Futbolda Zaman HırsızlarıCezası: Kalecilerin en yaygın sarı kart görme pozisyonudur zaman geçirme. "Bu yüzden kart görmemiş kaleci yoktur" derler. Hak etmişlerdir.
Sakatlanma: Futbolda yaygın zaman geçirme hastalığıdır sakatlanma. Galip takımın oyuncuları bir anda bünyesel olarak bir hassasiyet yaşamaya başlar ve vücutlarına yapılan her temas onları yere devirecek kadar zayıf düşürür. Garibim FIFA bunlarla da uğraşmış ve sakatlanmaları belli prensibe bağlamıştır.
Bundan sonra sakatlanan oyuncuya mutlaka sedye getirilmekte ve oyuncunun tedavisi dışarıda sürmektedir. Böylece takımlar zaman geçirme uğruna bir süre 10 kişi kalacaklardır. Ama kimin uğrunda? Herkese soluklanma gerektirecek zor anlarda, mutlak suretle önde giden takımdan birileri sakatlanır. Oyun durur. Hakem onun yanına koşar. Durum ciddiyse sağlık görevlilerini çağırır. Sağlık görevlileri de can çekişmekte olan ama birazdan sihirli soğutucudan çıkacak iki fısfısla dipdiri oyuna dönecek olan oyuncuyu kenara alırlar. Zaman geçer babam geçer.
Cezası: Bir kere artık her sakatlanma oyuna yarım dakika ekletir oldu. Bu yüzden zaman hırsızları dikkatli olmak zorunda. 15 saniye yatıp, yarım dakika uzatma yerlerse hesapları açık verecektir çünkü. Bir de oyunu oyalayayım derken dışarıda olduğu sürede 10 kişi kalan takımına gol yedirenler vardır. Bu ağır bir bedeldir. Artık ya gerçekten sakatlandığını bütün kamuoyuna ispat etmelidir. Ya da diğer maçlarda yedek kalma korkusunu yaşamalıdır.

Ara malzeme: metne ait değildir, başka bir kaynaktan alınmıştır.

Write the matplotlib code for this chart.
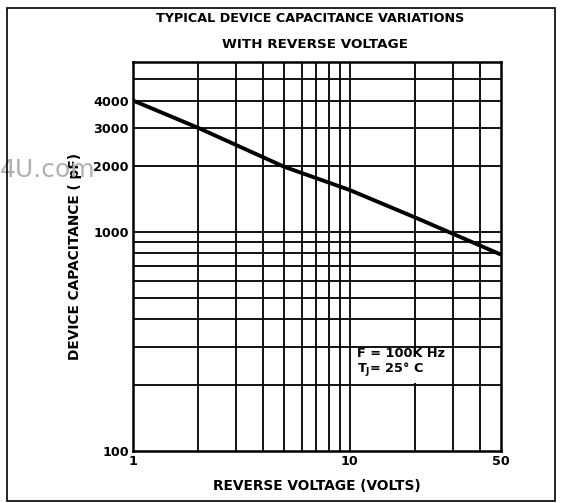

Ağırdan Alma: Aslında buna zaman geçirme denemez. Çünkü galip durumda olan takım bir şekilde oyunu soğutacak, tempoyu düşürecek aktivasyonlara yönelir, ki hakkıdır. Galip gelmek istemektedir. Durum lehinedir. Yapacak tek şey vardır. Maçın temposunu soğutmak, hatta soğurmak. Yan paslar, geriye paslar, oyunun her duruşunda kağnı kilometre hızla hareket etmeler. Hakemle uzun diyaloglar... Bu böyle uzar gider, ki başarılı olurlarsa maç da biter.
Cezası: İki türlü cezası vardır. Ya oyalamanın tadını kaçırır ve kendi seyircileri tarafından ıslıklanırlar. Ya da oyalayayım derken golü yerler. Ki durum 1-0'ken golü yemişlerse yanmıştır gülüm keten helva.
Topu Çizgide Oyalama: Çok eski çağda kaldığı zannedilen bir zaman çalma taktiğidir. Babalar, amcalar ve dedelerin bu hareketle ilgili olarak efsanevi hikayeleri vardır.
Söylenene göre Fenerbahçe İngiltere şampiyonu Manchester City'yi elerken Can Bartu topu dakikalarca çizgi üzerinde tutmuş ve rakip her dokunduğunda top yine Fenerbahçelilere geçmiştir. Tarihin tozlu sayfalarında kaldığı düşünülen bu hareket ne yazık ki son yıllarda yeniden hortlamıştır. Özellikle kritik kupa maçlarında sürekli başvurulan bir yol olmuştur. Belki beceri ister ama çok zahmetli, izlemesi çok sıkıcıdır ve üzücüdür.
Cezası: Aslında cezası falan yoktur. Çünkü oyunun bir parçasıdır. Ama böyle zaman çalan oyuncuya rakip takım oyuncuları hiç de sevgiyle yaklaşmazlar. Nitekim böyle yapayım derken aldığı darbeyle sakatlanan oyuncular da vardır.